No pretendemos decir aquí que George Washington era otro Cristo. Aunque fue persona de gran estatura, también hizo errores y no tuvo que entregar su vida a sus enemigos por los injustos. El propósito de nuestra comparación entre el primer presidente de los Estados Unidos y Jesucristo es evidenciar que nosotros como George Washington podemos practicar el amor mutuo que Jesús propone. Sí, nosotros también podemos amar los unos a los otros como él nos ha amado.

Homilía para el domingo, 10 de mayo de 2009

El V Domingo de Pascua

(Hechos 9:26-31; I Juan 3:18-24; Juan 15:1-8)

Es fácil ver por qué consideramos a Dios como varón. Si la experiencia principal de los hebreos hacia Dios es el éxodo, Dios tiene que parecer como un Napoleón humillando a sus enemigos. Hoy en día muchos se vuelven a Dios como un patrón sacándolos del cualquier apuro en que se encuentren a cambio de su lealtad.

Pero ¿no es el amor de Dios más como aquél de una madre? No lo dudo. Aunque no es así en todos casos, pensamos en el amor de la madre tan profundo como una manantial que jamás se esfuma de soltar aguas refrescantes. El presidente Barack Obama cuenta de su madre así. Dice que cuando era niño, su mamá le despertaba a las cuatro de la mañana para revisar sus tareas de esquela. Cuando él se quejó, ella le respondió, “Eso no es una merienda para mí tampoco, fulano.” Así Jesús describe a su Padre en el evangelio. Jesús es la vid que nos nutre con la gracia de su Padre en tiempos buenos y tiempos malos. Si nos quedamos cerca de él, vamos a recibir todo lo necesario para florecer como personas humanas.

Otro aspecto del amor de Dios es su capacidad de perdonar. No existe pecado tan grande que el amor de Dios no pueda arrasar como un edificio en un terremoto de 7.5 grados. Sí, tenemos que pedirle perdón por el pecado con la firme promesa de no volver a cometerlo. Pero no hay ninguna razón a dudar Su voluntad para vernos caminando justos. Dice San Juan en la segunda lectura, “…delante de Dios tranquilizaremos nuestra conciencia de cualquier cosa que ella nos reprochare, porque Dios es más grande que nuestra conciencia y todo lo conoce.” Muchos nosotros conocemos a nuestras madres así indulgentes. Una vez una niña se cayó en el lodo manchando su vestido. Fue llorando a su mamá pidiendo perdón. La madre le consoló, “No te preocupes, mi hija, te amaría si cayeras mil veces.”

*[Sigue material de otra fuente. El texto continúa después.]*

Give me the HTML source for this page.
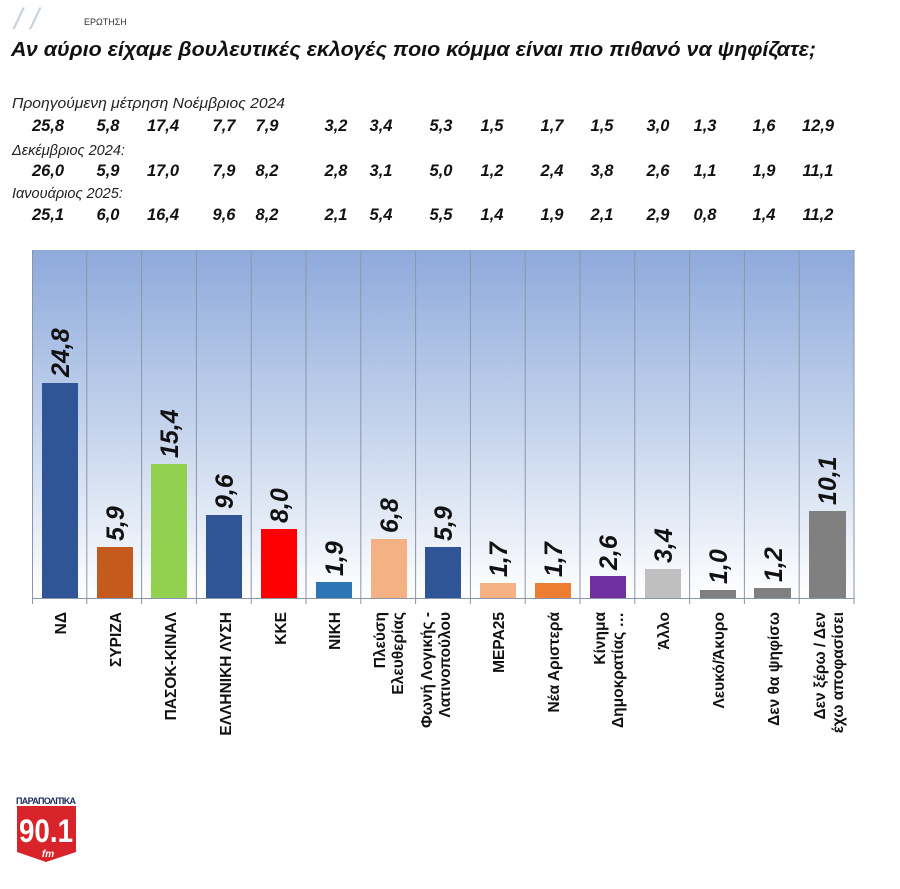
<!DOCTYPE html>
<html><head><meta charset="utf-8"><style>
body{margin:0;background:#fff;width:900px;height:884px;overflow:hidden;font-family:"Liberation Sans","DejaVu Sans",sans-serif}
</style></head><body>
<svg width="900" height="884" xmlns="http://www.w3.org/2000/svg" font-family="'Liberation Sans','DejaVu Sans',sans-serif">
<defs>
<linearGradient id="bg" x1="0" y1="0" x2="0" y2="1">
<stop offset="0" stop-color="#8eaadb"/><stop offset="0.55" stop-color="#c9d7ee"/><stop offset="1" stop-color="#ffffff"/>
</linearGradient>
</defs>
<text x="14" y="29" font-size="30" fill="#c8d0dc" font-style="italic">/ /</text>
<text x="84" y="25" font-size="9" fill="#333">ΕΡΩΤΗΣΗ</text>
<text x="11" y="56" font-size="20" font-weight="bold" font-style="italic" fill="#111" textLength="805" lengthAdjust="spacingAndGlyphs">Αν αύριο είχαμε βουλευτικές εκλογές ποιο κόμμα είναι πιο πιθανό να ψηφίζατε;</text>
<g font-size="14.5" font-style="italic" fill="#222">
<text x="12" y="108" textLength="273" lengthAdjust="spacingAndGlyphs">Προηγούμενη μέτρηση Νοέμβριος 2024</text>
<text x="12" y="155">Δεκέμβριος 2024:</text>
<text x="12" y="198">Ιανουάριος 2025:</text>
</g>
<g font-size="16.5" font-weight="bold" font-style="italic" fill="#111" text-anchor="middle">
<g transform="translate(0,131)">
<text x="48">25,8</text><text x="108">5,8</text><text x="163">17,4</text><text x="224">7,7</text><text x="267">7,9</text><text x="336">3,2</text><text x="381">3,4</text><text x="441">5,3</text><text x="492">1,5</text><text x="552">1,7</text><text x="602">1,5</text><text x="658">3,0</text><text x="705">1,3</text><text x="764">1,6</text><text x="818">12,9</text>
</g>
<g transform="translate(0,176)">
<text x="48">26,0</text><text x="108">5,9</text><text x="163">17,0</text><text x="224">7,9</text><text x="267">8,2</text><text x="336">2,8</text><text x="381">3,1</text><text x="441">5,0</text><text x="492">1,2</text><text x="552">2,4</text><text x="602">3,8</text><text x="658">2,6</text><text x="705">1,1</text><text x="764">1,9</text><text x="818">11,1</text>
</g>
<g transform="translate(0,220)">
<text x="48">25,1</text><text x="108">6,0</text><text x="163">16,4</text><text x="224">9,6</text><text x="267">8,2</text><text x="336">2,1</text><text x="381">5,4</text><text x="441">5,5</text><text x="492">1,4</text><text x="552">1,9</text><text x="602">2,1</text><text x="658">2,9</text><text x="705">0,8</text><text x="764">1,4</text><text x="818">11,2</text>
</g>
</g>
<rect x="32" y="250" width="822" height="348" fill="url(#bg)"/>
<g stroke="#8a96a8" stroke-width="1">
<line x1="32.5" y1="250" x2="32.5" y2="604"/><line x1="86.8" y1="250" x2="86.8" y2="604"/><line x1="141.6" y1="250" x2="141.6" y2="604"/><line x1="196.4" y1="250" x2="196.4" y2="604"/><line x1="251.2" y1="250" x2="251.2" y2="604"/><line x1="306" y1="250" x2="306" y2="604"/><line x1="360.8" y1="250" x2="360.8" y2="604"/><line x1="415.6" y1="250" x2="415.6" y2="604"/><line x1="470.4" y1="250" x2="470.4" y2="604"/><line x1="525.2" y1="250" x2="525.2" y2="604"/><line x1="580" y1="250" x2="580" y2="604"/><line x1="634.8" y1="250" x2="634.8" y2="604"/><line x1="689.6" y1="250" x2="689.6" y2="604"/><line x1="744.4" y1="250" x2="744.4" y2="604"/><line x1="799.2" y1="250" x2="799.2" y2="604"/><line x1="854" y1="250" x2="854" y2="604"/>
<line x1="32" y1="598.5" x2="854" y2="598.5"/>
</g>
<g>
<rect x="42" y="383" width="36" height="215" fill="#2f5597"/>
<rect x="97" y="547" width="36" height="51" fill="#c55a1e"/>
<rect x="151" y="464" width="36" height="134" fill="#92d050"/>
<rect x="206" y="515" width="36" height="83" fill="#2f5597"/>
<rect x="261" y="529" width="36" height="69" fill="#ff0000"/>
<rect x="316" y="582" width="36" height="16" fill="#2e75b6"/>
<rect x="371" y="539" width="36" height="59" fill="#f4b183"/>
<rect x="425" y="547" width="36" height="51" fill="#2f5597"/>
<rect x="480" y="583" width="36" height="15" fill="#f4b183"/>
<rect x="535" y="583" width="36" height="15" fill="#ed7d31"/>
<rect x="590" y="576" width="36" height="22" fill="#7030a0"/>
<rect x="645" y="569" width="36" height="29" fill="#bfbfbf"/>
<rect x="700" y="590" width="36" height="8" fill="#7f7f7f"/>
<rect x="754" y="588" width="37" height="10" fill="#7f7f7f"/>
<rect x="809" y="511" width="37" height="87" fill="#808080"/>
</g>
<g font-size="25" font-weight="bold" font-style="italic" fill="#111">
<text transform="translate(69,377) rotate(-90)">24,8</text>
<text transform="translate(124,541) rotate(-90)">5,9</text>
<text transform="translate(178,458) rotate(-90)">15,4</text>
<text transform="translate(233,509) rotate(-90)">9,6</text>
<text transform="translate(288,523) rotate(-90)">8,0</text>
<text transform="translate(343,576) rotate(-90)">1,9</text>
<text transform="translate(398,533) rotate(-90)">6,8</text>
<text transform="translate(452,541) rotate(-90)">5,9</text>
<text transform="translate(507,577) rotate(-90)">1,7</text>
<text transform="translate(562,577) rotate(-90)">1,7</text>
<text transform="translate(617,570) rotate(-90)">2,6</text>
<text transform="translate(672,563) rotate(-90)">3,4</text>
<text transform="translate(727,584) rotate(-90)">1,0</text>
<text transform="translate(782,582) rotate(-90)">1,2</text>
<text transform="translate(836,505) rotate(-90)">10,1</text>
</g>
<g font-size="15.5" font-weight="bold" fill="#111" text-anchor="end">
<text transform="translate(66,612) rotate(-90)">ΝΔ</text>
<text transform="translate(121,612) rotate(-90)">ΣΥΡΙΖΑ</text>
<text transform="translate(176,612) rotate(-90)">ΠΑΣΟΚ-ΚΙΝΑΛ</text>
<text transform="translate(231,612) rotate(-90)">ΕΛΛΗΝΙΚΗ ΛΥΣΗ</text>
<text transform="translate(286,612) rotate(-90)">ΚΚΕ</text>
<text transform="translate(340,612) rotate(-90)">ΝΙΚΗ</text>
<text transform="translate(385,612) rotate(-90)">Πλεύση</text>
<text transform="translate(403,612) rotate(-90)">Ελευθερίας</text>
<text transform="translate(432,612) rotate(-90)">Φωνή Λογικής -</text>
<text transform="translate(450,612) rotate(-90)">Λατινοπούλου</text>
<text transform="translate(504,612) rotate(-90)">ΜΕΡΑ25</text>
<text transform="translate(559,612) rotate(-90)">Νέα Αριστερά</text>
<text transform="translate(605,612) rotate(-90)">Κίνημα</text>
<text transform="translate(623,612) rotate(-90)">Δημοκρατίας …</text>
<text transform="translate(669,612) rotate(-90)">Άλλο</text>
<text transform="translate(724,612) rotate(-90)">Λευκό/Άκυρο</text>
<text transform="translate(779,612) rotate(-90)">Δεν θα ψηφίσω</text>
<text transform="translate(825,612) rotate(-90)">Δεν ξέρω / Δεν</text>
<text transform="translate(843,612) rotate(-90)">έχω αποφασίσει</text>
</g>
<text x="16" y="804" font-size="9" font-weight="bold" fill="#1a2a5a" textLength="60">ΠΑΡΑΠΟΛΙΤΙΚΑ</text>
<path d="M17,806 H76 V852 L46,862 L17,852 Z" fill="#d8232a"/>
<text x="46" y="842" font-size="32" font-weight="bold" fill="#fff" text-anchor="middle" textLength="54" lengthAdjust="spacingAndGlyphs">90.1</text>
<text x="48" y="857" font-size="10" font-style="italic" font-weight="bold" fill="#fff" text-anchor="middle">fm</text>
</svg>
</body></html>
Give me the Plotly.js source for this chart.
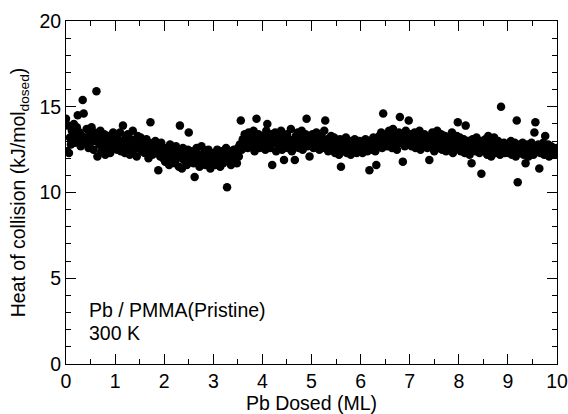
<!DOCTYPE html>
<html>
<head>
<meta charset="utf-8">
<script src="https://cdn.plot.ly/plotly-3.0.1.min.js"></script>
<style>html,body{margin:0;padding:0;background:#fff;}#chart{width:568px;height:414px;}</style>
</head>
<body>
<div id="chart"></div>
<script>
// Dose step between successive measurements (ML)
const doseStep = 0.02;

// Heat of collision (kJ/mol_dosed), one array per monolayer of dose
const heat_0to1 = [14.3,12.4,13.9,12.3,13.2,12.8,13.6,13.1,14.0,12.9,
  13.4,13.8,14.5,13.0,13.5,12.7,13.3,15.4,14.6,13.2,
  12.9,13.7,13.1,12.6,13.4,12.9,13.8,13.2,12.5,13.5,
  13.0,15.9,12.1,13.3,12.8,13.6,12.4,13.1,12.7,13.4,
  12.2,13.0,12.6,13.3,12.9,12.3,13.2,12.8,13.5,12.6];
const heat_1to2 = [12.9,13.3,12.5,13.1,12.7,13.5,12.4,13.0,13.9,12.8,
  12.3,13.2,12.6,13.4,12.9,12.2,13.1,12.7,13.6,12.5,
  13.0,12.8,12.1,13.3,12.6,12.9,13.2,12.4,12.8,13.0,
  12.3,12.7,13.1,12.5,12.0,12.9,14.1,12.6,12.2,12.8,
  12.5,13.0,12.3,12.7,11.3,12.6,12.1,12.9,12.4,12.0];
const heat_2to3 = [12.4,11.8,12.6,12.0,12.3,11.6,12.8,12.1,11.9,12.5,
  12.2,11.7,12.7,12.0,12.4,11.5,13.9,12.2,11.4,12.6,
  11.9,12.3,12.0,11.6,12.5,13.5,12.1,11.8,12.4,12.0,
  11.7,10.9,12.3,12.6,11.9,12.2,11.5,12.0,12.7,11.8,
  12.1,12.4,11.6,12.2,11.9,12.5,12.0,11.4,12.3,11.8];
const heat_3to4 = [11.9,12.3,11.6,12.1,12.5,11.8,12.2,11.5,12.4,12.0,
  11.7,12.3,11.9,12.6,10.3,12.1,11.8,12.4,11.6,12.2,
  12.0,12.5,11.9,12.3,11.7,12.6,12.1,12.8,14.2,12.5,
  13.1,12.7,13.4,12.9,13.2,12.6,13.5,13.0,12.8,13.3,
  12.7,13.6,12.4,13.1,14.3,12.9,13.4,12.6,13.2,13.0];
const heat_4to5 = [13.3,12.7,13.1,12.5,13.6,14.0,12.8,13.2,12.6,13.4,
  11.6,13.0,12.9,13.5,12.4,13.1,12.8,13.3,12.7,13.6,
  12.5,13.0,11.9,13.2,12.8,13.4,12.6,13.1,12.9,13.7,
  12.4,13.0,12.7,11.9,13.3,12.8,13.5,12.6,13.2,12.9,
  13.6,12.5,13.1,12.8,13.4,14.3,12.7,13.0,12.1,13.3];
const heat_5to6 = [12.9,13.4,12.6,13.1,12.8,13.5,12.7,13.2,12.5,13.0,
  13.3,12.6,12.9,13.6,14.2,12.8,13.1,12.4,13.0,12.7,
  13.3,12.5,12.9,13.2,12.3,12.8,13.0,12.6,12.2,13.1,
  11.5,12.7,12.4,12.9,12.6,13.2,12.3,12.8,12.5,13.0,
  12.2,12.7,12.9,12.4,13.1,12.6,12.3,12.8,12.5,13.0];
const heat_6to7 = [12.6,12.9,12.3,12.8,12.5,13.1,12.7,12.4,13.0,11.3,
  12.6,12.9,12.5,13.2,12.8,12.4,11.6,13.0,12.7,13.3,
  12.9,13.5,12.6,14.6,13.1,12.8,13.4,12.7,13.2,13.6,
  12.9,13.3,12.6,13.7,13.0,12.8,13.4,12.5,13.1,13.5,
  14.4,12.9,13.3,11.8,13.0,12.7,13.6,12.8,13.2,14.2];
const heat_7to8 = [13.0,13.4,12.7,13.2,12.9,13.5,12.6,13.1,13.3,12.8,
  13.6,12.5,13.0,13.3,12.8,13.4,12.7,13.1,12.6,13.2,
  11.9,13.0,12.7,13.5,12.9,12.4,13.2,12.8,13.6,12.6,
  13.1,12.9,13.4,12.5,13.0,12.7,13.3,12.4,12.9,13.2,
  12.6,13.0,12.8,13.5,12.3,12.9,13.1,12.6,13.3,14.1];
const heat_8to9 = [12.7,13.2,12.4,12.9,12.6,13.1,12.3,13.9,12.8,12.5,
  13.0,12.2,12.7,11.7,13.1,12.6,12.9,12.4,13.2,12.5,
  12.8,12.3,13.0,11.1,12.6,12.9,12.4,13.1,12.7,12.2,
  13.3,12.5,12.8,12.1,12.9,12.6,13.2,12.3,12.7,12.4,
  13.0,12.6,12.2,15.0,12.8,12.5,12.9,12.3,12.7,12.4];
const heat_9to10 = [12.8,12.3,12.6,13.0,12.2,12.7,12.4,12.9,12.1,14.2,
  10.6,12.5,12.8,12.3,12.6,12.9,12.2,12.7,11.7,12.4,
  12.8,12.1,12.6,12.3,12.9,12.5,12.2,13.5,14.1,12.6,
  12.4,12.8,11.4,12.3,12.7,12.5,12.9,12.2,13.3,12.6,
  12.4,12.8,12.1,12.5,12.7,12.3,12.6,12.2,12.5,12.4,
  12.6];

const heat = [].concat(heat_0to1, heat_1to2, heat_2to3, heat_3to4, heat_4to5,
  heat_5to6, heat_6to7, heat_7to8, heat_8to9, heat_9to10);
const dose = heat.map((_, i) => +(i * doseStep).toFixed(2));

const xTitle = 'Pb Dosed (ML)';
const yTitle = 'Heat of collision (kJ/mol<sub>dosed</sub>)';
const label1 = 'Pb / PMMA(Pristine)';
const label2 = '300 K';

const fontFam = 'Liberation Sans, Arial, Helvetica, sans-serif';
const fs = 19.5;

const trace = {
  x: dose, y: heat, type: 'scatter', mode: 'markers',
  marker: {color: '#000', size: 8.5, line: {width: 0}},
  hoverinfo: 'x+y'
};

const axisCommon = {
  showline: true, linecolor: '#000', linewidth: 1, mirror: 'ticks',
  ticks: 'inside', ticklen: 10, tickwidth: 1, tickcolor: '#000',
  showgrid: false, zeroline: false,
  tickfont: {family: fontFam, size: fs, color: '#000'}
};

const layout = {
  width: 568, height: 414,
  margin: {l: 66, r: 11, t: 21, b: 50, pad: 0},
  paper_bgcolor: '#fff', plot_bgcolor: '#fff',
  showlegend: false,
  font: {family: fontFam, color: '#000'},
  xaxis: Object.assign({}, axisCommon, {
    range: [0, 10], dtick: 1, tick0: 0,
    minor: {dtick: 0.5, ticks: 'inside', ticklen: 5, tickcolor: '#000', showgrid: false},
    title: {text: xTitle, font: {family: fontFam, size: fs, color: '#000'}, standoff: 2}
  }),
  yaxis: Object.assign({}, axisCommon, {
    range: [0, 20], dtick: 5, tick0: 0,
    minor: {dtick: 1, ticks: 'inside', ticklen: 5, tickcolor: '#000', showgrid: false},
    title: {text: yTitle, font: {family: fontFam, size: fs, color: '#000'}, standoff: 8}
  }),
  annotations: [
    {xref: 'paper', yref: 'paper', x: 0.043, y: 0.157, xanchor: 'left', yanchor: 'middle',
     text: label1, showarrow: false, font: {family: fontFam, size: fs, color: '#000'}},
    {xref: 'paper', yref: 'paper', x: 0.043, y: 0.090, xanchor: 'left', yanchor: 'middle',
     text: label2, showarrow: false, font: {family: fontFam, size: fs, color: '#000'}}
  ]
};

Plotly.newPlot('chart', [trace], layout, {displayModeBar: false, staticPlot: true});
</script>
</body>
</html>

El amor de la madre también es en muchas maneras sabio. Nos enseña lo que tiene prioridad sobre todo lo demás. Se propone una forma de esta prioridad en la segunda lectura donde San Juan nos dice: “…que creamos en la persona de Jesucristo…y nos amemos los unos a los otros.” Porque ama a sus dos hijos sabiamente, una mujer no católica les lleva a la doctrina y la misa semanal aunque su marido católico, el padre de los niños, usualmente no les acompaña.

Hoy saludamos a nuestras madres no sólo porque nos enseña de Dios sino porque nos refleja Su amor. Sí, nos damos cuenta de que no son perfectas. A veces su deseo para vernos exitosos parece como aguas caudalosas que nos va a ahogar. A veces su preocupación nos prohibiría a experimentar nuevas vistas. A veces su indulgencia olvida la necesidad que nos arrepintamos de nuestros vicios. Sin embargo, han sido por nosotros como espejos mostrándonos la grandeza, la misericordia, y la sabiduría del amor de Dios. Sí, nos han sido espejos de Dios.